# REQUIREMENTS
Print the lines of the listing below verbatim from its first line through the line bearing "from bokeh.core.properties import value". Any pictures are to be omitted.

# COLLECTED MATERIAL
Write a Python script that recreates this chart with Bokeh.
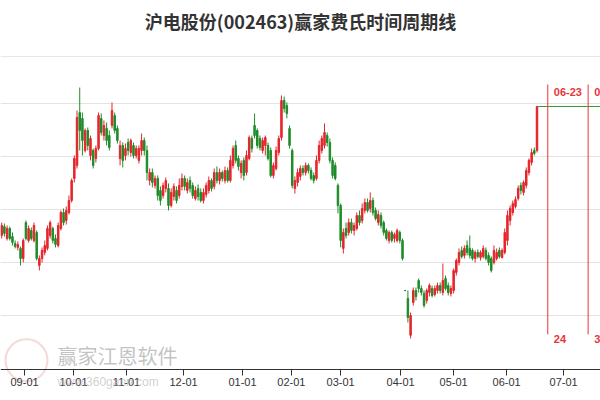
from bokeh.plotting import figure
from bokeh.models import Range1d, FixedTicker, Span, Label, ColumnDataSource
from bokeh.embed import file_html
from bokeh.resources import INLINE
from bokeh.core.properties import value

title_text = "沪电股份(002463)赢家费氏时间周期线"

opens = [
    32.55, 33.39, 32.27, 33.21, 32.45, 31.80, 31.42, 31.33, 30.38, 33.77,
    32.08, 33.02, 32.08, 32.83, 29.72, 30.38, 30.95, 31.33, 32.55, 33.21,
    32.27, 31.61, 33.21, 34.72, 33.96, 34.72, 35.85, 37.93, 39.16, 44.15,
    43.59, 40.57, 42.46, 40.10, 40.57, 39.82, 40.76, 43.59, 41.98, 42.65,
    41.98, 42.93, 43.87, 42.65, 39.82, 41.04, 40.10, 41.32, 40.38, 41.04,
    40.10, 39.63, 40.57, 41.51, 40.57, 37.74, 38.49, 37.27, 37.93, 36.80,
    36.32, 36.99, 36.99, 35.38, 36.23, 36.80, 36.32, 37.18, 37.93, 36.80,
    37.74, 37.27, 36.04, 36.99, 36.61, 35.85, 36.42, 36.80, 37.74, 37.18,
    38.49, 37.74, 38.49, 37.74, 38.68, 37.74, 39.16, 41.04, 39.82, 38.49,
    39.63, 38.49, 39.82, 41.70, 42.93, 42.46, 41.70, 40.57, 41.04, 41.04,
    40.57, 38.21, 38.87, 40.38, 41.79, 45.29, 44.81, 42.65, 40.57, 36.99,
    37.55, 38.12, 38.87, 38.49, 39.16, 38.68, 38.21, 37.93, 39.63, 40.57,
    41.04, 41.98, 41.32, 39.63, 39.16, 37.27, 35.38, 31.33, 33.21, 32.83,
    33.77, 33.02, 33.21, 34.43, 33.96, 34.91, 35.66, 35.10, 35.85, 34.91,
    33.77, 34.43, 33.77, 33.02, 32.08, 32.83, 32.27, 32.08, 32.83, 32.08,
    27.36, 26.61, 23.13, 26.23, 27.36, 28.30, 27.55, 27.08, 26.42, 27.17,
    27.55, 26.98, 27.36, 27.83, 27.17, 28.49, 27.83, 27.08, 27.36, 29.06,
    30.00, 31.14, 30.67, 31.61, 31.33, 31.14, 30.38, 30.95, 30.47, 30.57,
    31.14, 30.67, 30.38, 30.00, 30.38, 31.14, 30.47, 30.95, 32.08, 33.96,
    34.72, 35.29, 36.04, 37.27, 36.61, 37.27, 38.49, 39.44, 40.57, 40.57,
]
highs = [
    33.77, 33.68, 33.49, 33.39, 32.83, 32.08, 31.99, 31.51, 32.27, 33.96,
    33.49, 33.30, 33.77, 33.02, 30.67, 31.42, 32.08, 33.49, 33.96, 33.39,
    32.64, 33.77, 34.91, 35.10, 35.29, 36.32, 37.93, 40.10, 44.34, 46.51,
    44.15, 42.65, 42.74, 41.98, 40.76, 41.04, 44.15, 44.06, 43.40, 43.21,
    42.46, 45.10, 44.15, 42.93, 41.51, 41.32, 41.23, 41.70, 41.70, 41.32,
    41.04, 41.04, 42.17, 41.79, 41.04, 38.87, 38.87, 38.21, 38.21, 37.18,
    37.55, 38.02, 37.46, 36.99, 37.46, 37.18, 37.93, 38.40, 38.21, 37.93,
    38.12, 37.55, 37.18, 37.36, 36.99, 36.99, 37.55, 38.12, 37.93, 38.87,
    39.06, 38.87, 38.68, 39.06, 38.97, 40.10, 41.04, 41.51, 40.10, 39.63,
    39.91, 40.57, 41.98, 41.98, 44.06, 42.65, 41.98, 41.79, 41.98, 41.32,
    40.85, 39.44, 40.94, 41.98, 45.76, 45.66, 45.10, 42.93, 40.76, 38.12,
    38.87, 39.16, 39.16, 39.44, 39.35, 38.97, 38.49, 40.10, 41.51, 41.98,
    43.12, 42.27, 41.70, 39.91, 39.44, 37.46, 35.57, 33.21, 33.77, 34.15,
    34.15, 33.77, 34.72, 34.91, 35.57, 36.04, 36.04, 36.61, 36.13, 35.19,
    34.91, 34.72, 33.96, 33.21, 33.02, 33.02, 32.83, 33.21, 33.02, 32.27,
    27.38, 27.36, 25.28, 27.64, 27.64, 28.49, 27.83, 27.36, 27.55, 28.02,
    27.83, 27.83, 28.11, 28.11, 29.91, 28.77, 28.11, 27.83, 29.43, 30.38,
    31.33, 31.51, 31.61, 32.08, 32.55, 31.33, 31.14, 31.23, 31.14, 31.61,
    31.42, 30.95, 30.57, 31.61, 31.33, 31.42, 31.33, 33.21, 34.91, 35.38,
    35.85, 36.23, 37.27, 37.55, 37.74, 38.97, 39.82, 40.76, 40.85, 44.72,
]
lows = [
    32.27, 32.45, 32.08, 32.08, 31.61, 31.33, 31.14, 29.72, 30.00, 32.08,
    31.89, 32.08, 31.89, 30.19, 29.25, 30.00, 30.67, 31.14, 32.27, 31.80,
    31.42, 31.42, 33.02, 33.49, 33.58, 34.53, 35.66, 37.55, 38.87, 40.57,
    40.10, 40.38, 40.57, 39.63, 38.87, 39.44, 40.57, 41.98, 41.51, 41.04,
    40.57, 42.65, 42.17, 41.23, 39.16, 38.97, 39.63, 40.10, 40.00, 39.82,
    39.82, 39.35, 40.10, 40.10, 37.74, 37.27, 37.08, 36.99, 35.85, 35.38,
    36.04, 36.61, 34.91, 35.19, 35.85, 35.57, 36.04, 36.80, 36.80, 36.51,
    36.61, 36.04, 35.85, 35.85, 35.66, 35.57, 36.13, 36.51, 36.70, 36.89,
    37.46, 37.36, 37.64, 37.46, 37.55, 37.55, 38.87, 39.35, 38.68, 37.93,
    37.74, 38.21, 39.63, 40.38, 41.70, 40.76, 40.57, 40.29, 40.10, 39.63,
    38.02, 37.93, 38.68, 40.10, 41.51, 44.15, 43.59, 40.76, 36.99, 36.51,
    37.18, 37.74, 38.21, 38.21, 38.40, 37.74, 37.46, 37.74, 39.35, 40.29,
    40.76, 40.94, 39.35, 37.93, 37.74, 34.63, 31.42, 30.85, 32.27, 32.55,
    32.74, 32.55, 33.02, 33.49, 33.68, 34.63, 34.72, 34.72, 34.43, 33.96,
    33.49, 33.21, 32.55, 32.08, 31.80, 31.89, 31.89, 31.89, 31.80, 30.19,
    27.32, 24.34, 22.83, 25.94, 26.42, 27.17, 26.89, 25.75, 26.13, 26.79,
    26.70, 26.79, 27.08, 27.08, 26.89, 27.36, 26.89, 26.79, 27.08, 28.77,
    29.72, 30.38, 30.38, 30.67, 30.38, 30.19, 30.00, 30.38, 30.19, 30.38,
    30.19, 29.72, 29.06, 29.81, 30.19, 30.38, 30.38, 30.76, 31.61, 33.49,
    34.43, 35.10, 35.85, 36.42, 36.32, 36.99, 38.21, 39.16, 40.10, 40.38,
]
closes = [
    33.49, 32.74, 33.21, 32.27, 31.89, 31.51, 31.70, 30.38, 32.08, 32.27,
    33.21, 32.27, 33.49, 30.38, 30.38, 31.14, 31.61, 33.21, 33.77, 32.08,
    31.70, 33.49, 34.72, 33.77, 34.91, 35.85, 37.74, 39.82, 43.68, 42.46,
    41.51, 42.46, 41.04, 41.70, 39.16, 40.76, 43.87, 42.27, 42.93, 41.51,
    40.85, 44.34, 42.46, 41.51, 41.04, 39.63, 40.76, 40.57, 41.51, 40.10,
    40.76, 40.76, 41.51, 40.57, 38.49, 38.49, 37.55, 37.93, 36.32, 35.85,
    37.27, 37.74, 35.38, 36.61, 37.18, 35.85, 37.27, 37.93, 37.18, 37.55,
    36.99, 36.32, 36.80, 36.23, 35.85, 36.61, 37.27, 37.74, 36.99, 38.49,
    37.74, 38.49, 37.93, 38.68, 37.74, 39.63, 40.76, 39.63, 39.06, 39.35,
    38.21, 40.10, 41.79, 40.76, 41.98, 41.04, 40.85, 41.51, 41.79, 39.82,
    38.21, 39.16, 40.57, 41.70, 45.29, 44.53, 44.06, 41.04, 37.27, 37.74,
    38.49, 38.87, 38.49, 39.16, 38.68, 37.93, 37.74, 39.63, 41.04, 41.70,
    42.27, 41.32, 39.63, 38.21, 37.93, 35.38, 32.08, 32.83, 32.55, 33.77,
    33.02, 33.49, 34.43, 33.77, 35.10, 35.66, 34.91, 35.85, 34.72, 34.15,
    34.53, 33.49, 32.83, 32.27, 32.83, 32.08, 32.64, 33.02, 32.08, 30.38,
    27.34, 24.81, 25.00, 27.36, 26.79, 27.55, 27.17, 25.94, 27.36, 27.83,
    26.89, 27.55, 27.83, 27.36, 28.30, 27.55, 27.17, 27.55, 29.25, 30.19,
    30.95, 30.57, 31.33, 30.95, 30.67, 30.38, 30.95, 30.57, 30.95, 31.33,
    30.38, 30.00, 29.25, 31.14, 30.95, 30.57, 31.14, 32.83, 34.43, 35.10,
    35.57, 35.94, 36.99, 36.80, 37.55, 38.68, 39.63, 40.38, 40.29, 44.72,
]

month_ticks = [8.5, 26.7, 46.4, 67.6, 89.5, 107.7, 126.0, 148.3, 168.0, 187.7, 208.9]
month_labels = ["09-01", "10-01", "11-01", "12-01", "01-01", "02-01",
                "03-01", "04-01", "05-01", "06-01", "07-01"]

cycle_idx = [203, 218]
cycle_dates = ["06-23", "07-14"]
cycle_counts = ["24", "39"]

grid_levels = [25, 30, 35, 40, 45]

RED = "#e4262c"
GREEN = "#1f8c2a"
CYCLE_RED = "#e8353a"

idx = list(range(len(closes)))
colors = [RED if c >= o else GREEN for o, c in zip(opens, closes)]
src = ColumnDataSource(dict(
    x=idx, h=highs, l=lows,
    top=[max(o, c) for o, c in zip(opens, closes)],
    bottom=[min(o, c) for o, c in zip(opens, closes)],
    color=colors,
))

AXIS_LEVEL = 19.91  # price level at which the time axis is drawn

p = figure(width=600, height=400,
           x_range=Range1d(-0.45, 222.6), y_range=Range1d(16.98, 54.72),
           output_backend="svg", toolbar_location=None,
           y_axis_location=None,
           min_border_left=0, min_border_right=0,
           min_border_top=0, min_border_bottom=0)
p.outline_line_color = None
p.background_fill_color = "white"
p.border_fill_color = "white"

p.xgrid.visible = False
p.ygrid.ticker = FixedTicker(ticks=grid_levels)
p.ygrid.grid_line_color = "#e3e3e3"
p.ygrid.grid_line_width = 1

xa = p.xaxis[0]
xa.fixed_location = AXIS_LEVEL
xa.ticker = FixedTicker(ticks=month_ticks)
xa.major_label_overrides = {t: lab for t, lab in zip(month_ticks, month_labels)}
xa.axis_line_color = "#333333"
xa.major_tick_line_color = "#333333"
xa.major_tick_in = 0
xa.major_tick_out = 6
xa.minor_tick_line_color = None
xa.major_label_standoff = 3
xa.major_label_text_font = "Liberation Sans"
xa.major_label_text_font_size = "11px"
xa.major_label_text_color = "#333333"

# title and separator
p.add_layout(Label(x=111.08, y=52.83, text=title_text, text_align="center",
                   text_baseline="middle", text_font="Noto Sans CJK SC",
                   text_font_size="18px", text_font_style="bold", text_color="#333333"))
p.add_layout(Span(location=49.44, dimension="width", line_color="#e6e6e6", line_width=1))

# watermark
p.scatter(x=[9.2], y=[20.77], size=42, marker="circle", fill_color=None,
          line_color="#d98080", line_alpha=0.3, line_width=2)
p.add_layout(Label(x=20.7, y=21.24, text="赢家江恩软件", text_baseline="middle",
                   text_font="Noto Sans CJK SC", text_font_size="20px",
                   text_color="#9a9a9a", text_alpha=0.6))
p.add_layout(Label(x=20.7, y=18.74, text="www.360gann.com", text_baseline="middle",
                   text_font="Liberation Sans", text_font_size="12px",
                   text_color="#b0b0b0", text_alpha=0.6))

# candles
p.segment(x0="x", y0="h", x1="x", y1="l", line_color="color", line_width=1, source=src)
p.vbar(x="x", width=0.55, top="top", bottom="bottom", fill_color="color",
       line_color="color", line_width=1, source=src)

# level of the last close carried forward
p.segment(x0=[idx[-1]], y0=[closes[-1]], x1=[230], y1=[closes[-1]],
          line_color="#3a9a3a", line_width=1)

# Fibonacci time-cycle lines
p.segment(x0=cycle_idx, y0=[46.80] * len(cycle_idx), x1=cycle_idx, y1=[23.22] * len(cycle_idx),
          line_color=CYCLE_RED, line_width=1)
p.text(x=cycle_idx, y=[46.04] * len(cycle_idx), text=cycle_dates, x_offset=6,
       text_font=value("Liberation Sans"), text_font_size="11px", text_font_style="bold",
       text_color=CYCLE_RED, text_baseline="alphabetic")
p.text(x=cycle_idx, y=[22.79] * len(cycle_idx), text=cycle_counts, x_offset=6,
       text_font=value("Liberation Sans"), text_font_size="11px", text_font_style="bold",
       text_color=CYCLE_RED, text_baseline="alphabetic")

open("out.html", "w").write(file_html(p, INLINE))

# RESPONSE FOR THIS EXERCISE
Write a Python script that recreates this chart with Bokeh.
from bokeh.plotting import figure
from bokeh.models import Range1d, FixedTicker, Span, Label, ColumnDataSource
from bokeh.embed import file_html
from bokeh.resources import INLINE
from bokeh.core.properties import value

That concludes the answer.